Sidney Poitier, the Bahamian-American actor who broke numerous Hollywood barriers in the 1950s and 1960s — most famously in 1964 when he became the first Black man to win the Oscar for best actor — has died, Bahamian news outlets reported Friday, citing the country’s minister of foreign affairs. He was 94.
Details on the timing and manner of his death were not immediately available.
Over his career, Poitier was repeatedly the “first.” He became the first Black man to win an international film award at the Venice Film Festival in 1957; the first to be nominated for Best Actor at the Academy Awards in 1958; and, of course, he became the first to win it for “Lilies of the Field.”

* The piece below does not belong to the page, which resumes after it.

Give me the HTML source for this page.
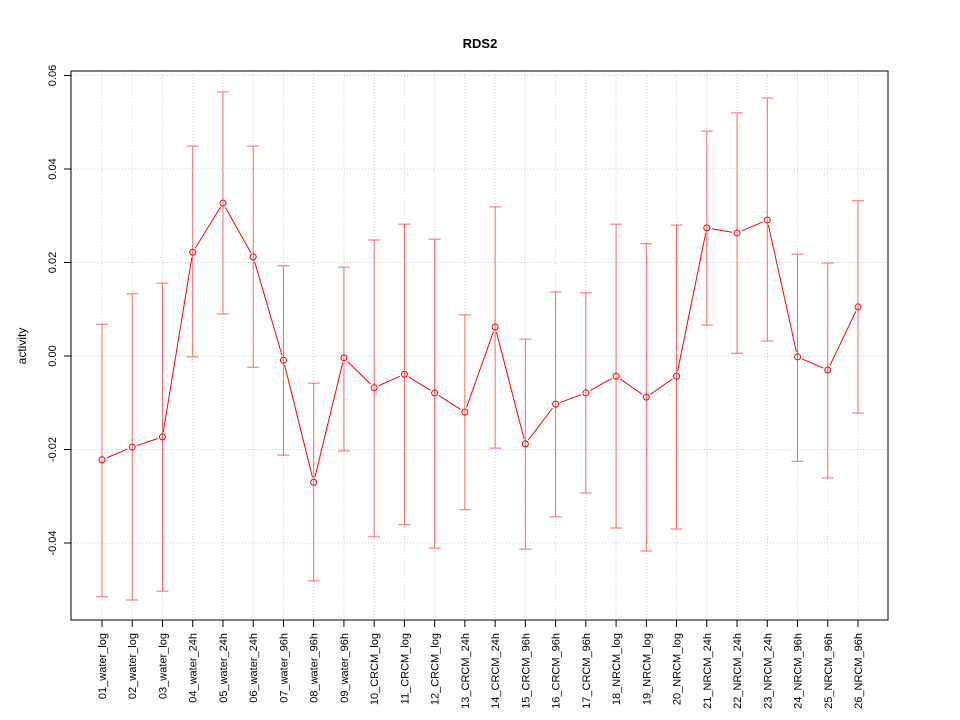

“I had a sense of responsibility not only to myself and to my time, but certainly to the people I represented,” Poitier said in 2008. “So I was charged with a responsibility to represent them in ways that they would see and say, ‘OK, I like that.’”

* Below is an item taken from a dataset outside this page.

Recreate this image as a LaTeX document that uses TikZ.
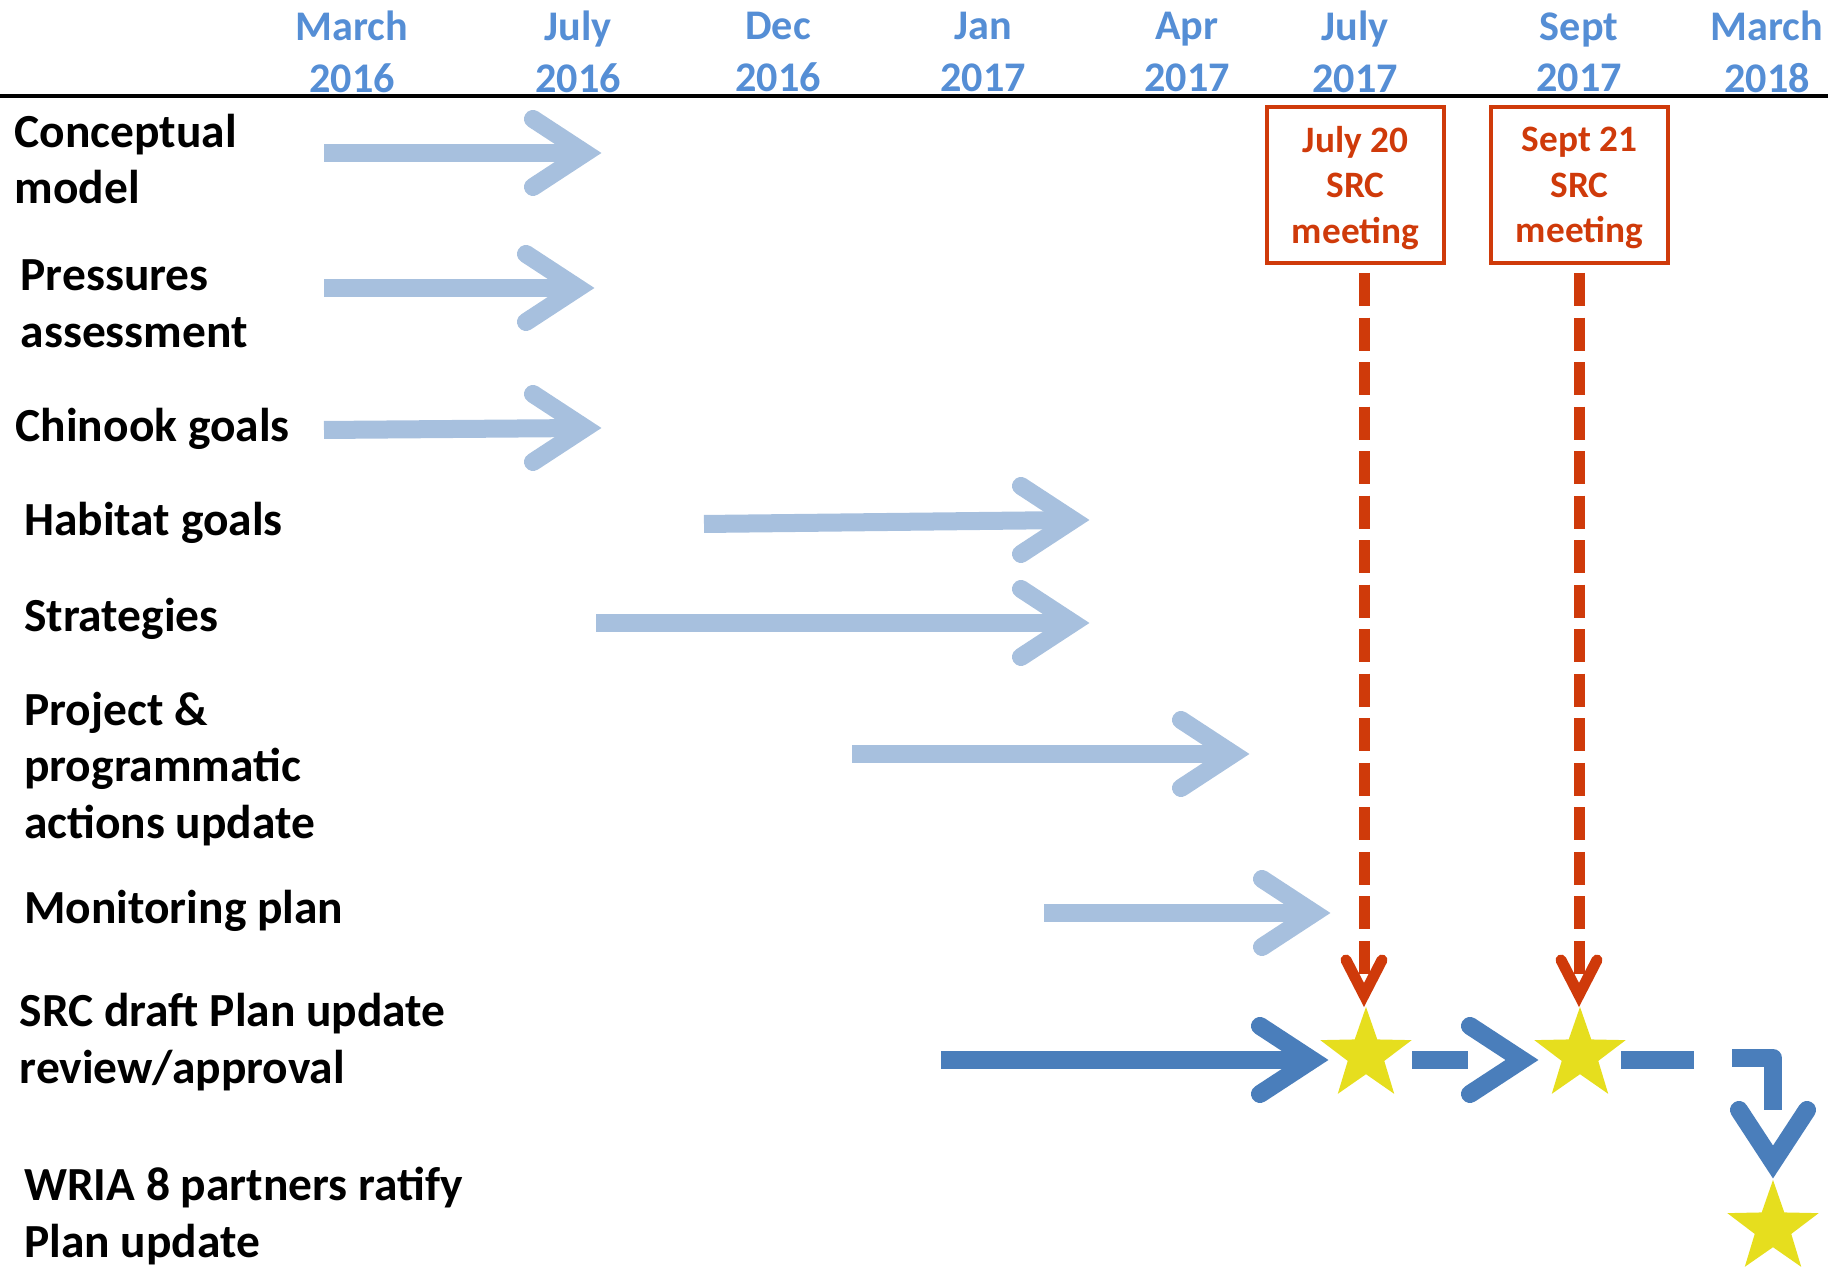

In 1969, while reviewing the Poitier film “The Lost Man,” The New York Times’ Vincent Canby wrote, “Sidney Poitier does not make movies, he makes milestones.” In part, Canby meant the line as a jab at Poitier, who continued to work with men whom Canby viewed as “second-rate directors.” But it was also an unquestionable nod to the long list of firsts already associated with Poitier’s name by that time.